Which made for some interesting headlines—press releases trumpeted
a “return to their indie-rock roots,” seemingly ignorant of
the fact that the band recorded their first seven albums for
Geffen. Maybe Epitaph got them mixed up with the Offspring?
In any case, here’s a band that’s not been afraid to sail
headlong into their own vapidity in recent years (see: the
flying dog on the cover of Raditude; the new album’s
full-face cover photo of actor Jorge Garcia; also, the title
Raditude), even at the risk of alienating longtime
fans, while still self-consciously hitting the reset button
every few releases by turning out something that sounds like
a “classic” Weezer song. That’s led to some amount of disappointment—if
you bought their last self-titled record (the red one) based
on “Pork and Beans,” you know the feeling.
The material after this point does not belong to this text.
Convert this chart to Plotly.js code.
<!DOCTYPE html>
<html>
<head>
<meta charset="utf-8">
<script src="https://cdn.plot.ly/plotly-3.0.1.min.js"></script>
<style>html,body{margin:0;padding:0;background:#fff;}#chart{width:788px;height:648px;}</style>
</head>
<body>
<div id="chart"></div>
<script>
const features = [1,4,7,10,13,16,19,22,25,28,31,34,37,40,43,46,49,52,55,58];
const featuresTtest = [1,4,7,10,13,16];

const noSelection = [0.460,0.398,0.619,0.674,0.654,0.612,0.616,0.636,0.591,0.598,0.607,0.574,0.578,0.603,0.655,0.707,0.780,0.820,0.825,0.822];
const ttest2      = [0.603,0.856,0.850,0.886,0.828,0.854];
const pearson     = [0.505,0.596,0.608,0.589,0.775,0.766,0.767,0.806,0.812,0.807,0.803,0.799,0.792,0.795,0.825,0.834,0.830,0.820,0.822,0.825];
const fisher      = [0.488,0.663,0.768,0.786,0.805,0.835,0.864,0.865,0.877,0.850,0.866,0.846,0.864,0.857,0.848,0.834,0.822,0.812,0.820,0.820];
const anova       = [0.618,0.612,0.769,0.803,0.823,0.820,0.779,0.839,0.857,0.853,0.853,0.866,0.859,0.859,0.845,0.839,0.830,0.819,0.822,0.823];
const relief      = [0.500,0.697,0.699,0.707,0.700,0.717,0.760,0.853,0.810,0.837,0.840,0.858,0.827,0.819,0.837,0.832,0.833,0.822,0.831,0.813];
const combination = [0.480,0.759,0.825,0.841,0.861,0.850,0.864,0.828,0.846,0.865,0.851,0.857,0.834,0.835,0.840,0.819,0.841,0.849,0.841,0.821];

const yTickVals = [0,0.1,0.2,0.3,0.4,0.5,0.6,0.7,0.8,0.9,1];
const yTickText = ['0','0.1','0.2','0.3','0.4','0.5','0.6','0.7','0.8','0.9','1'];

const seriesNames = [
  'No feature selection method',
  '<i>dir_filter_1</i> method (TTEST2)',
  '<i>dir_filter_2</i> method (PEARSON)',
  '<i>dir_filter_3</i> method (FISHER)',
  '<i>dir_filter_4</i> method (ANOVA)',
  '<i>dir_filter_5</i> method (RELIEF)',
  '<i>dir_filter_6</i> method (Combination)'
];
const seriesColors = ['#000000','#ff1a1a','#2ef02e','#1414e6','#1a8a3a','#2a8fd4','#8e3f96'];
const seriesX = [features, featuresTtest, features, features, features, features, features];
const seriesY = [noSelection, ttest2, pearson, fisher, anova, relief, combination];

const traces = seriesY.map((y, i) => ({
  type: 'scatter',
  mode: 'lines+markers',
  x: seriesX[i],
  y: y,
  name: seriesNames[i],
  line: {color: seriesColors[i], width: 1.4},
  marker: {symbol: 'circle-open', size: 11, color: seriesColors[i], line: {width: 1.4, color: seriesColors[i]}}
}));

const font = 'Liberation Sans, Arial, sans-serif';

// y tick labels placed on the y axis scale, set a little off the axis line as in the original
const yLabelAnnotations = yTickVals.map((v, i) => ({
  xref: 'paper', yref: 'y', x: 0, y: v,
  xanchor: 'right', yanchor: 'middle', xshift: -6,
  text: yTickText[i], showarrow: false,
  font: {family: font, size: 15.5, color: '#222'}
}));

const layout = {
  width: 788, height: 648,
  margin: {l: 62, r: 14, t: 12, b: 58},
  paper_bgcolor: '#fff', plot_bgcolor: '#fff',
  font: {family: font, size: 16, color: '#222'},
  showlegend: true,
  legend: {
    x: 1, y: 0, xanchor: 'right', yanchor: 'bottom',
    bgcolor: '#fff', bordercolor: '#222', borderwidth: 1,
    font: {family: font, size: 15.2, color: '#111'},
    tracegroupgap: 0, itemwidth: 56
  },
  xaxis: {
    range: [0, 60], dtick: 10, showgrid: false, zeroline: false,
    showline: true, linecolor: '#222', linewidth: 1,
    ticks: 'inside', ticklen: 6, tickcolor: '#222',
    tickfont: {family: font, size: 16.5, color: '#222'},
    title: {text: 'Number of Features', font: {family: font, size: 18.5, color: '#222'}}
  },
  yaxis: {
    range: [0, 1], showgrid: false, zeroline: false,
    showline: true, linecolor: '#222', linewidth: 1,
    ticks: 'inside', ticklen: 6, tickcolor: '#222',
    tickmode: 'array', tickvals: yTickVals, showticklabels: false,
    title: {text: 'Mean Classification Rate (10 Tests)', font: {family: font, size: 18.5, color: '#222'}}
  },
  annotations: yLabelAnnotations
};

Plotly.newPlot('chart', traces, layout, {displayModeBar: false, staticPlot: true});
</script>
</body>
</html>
Bandleader Rivers Cuomo knows that a pop act is only as good
as its singles; but for Hurley, Weezer’s third release
in as many years, he’s finally remembered that the band’s
aim is to sell albums. And the production here is undeniably
Pinkerton-esque, all crushing drums, fuzzed-up guitar
melodies, and mean-sounding riffs. Opener “Memories” is a
flat acknowledgment of Cuomo’s quest to be forever 21, with
talk-singy verses about a time “when Audioslave was still
rage.” It’s quick, dumb fun, but nothing compared to “Ruling
Me,” whose surf-rock lift and thick layers of vocal harmony
place it among the band’s best.
At 10 songs and 34 minutes, Hurley still manages to
have some sub-par moments. “Trainwrecks” is a dull midtempo
number with no dynamics; “Where’s My Sex?” is at first glance
an oddity, and on deeper inspection lyrically abominable.
But the high points are worth the (brief) wait: “Unspoken”
uses a sing-song melody and mellotron to build tension, then
releases with the 45 seconds of pure power-pop bliss; the
wistful tone of “Time Flies” recalls the writing of Paul Simon.
For once Cuomo writes from a mature perspective without using
irony as a crutch. No, Weezer fans, it’s not Pinkerton—but
80 percent of Hurley is the best Weezer record in a
decade. And that’s a major graduation for a band whose aim
has been to repeat their sophomore year ad infinitum.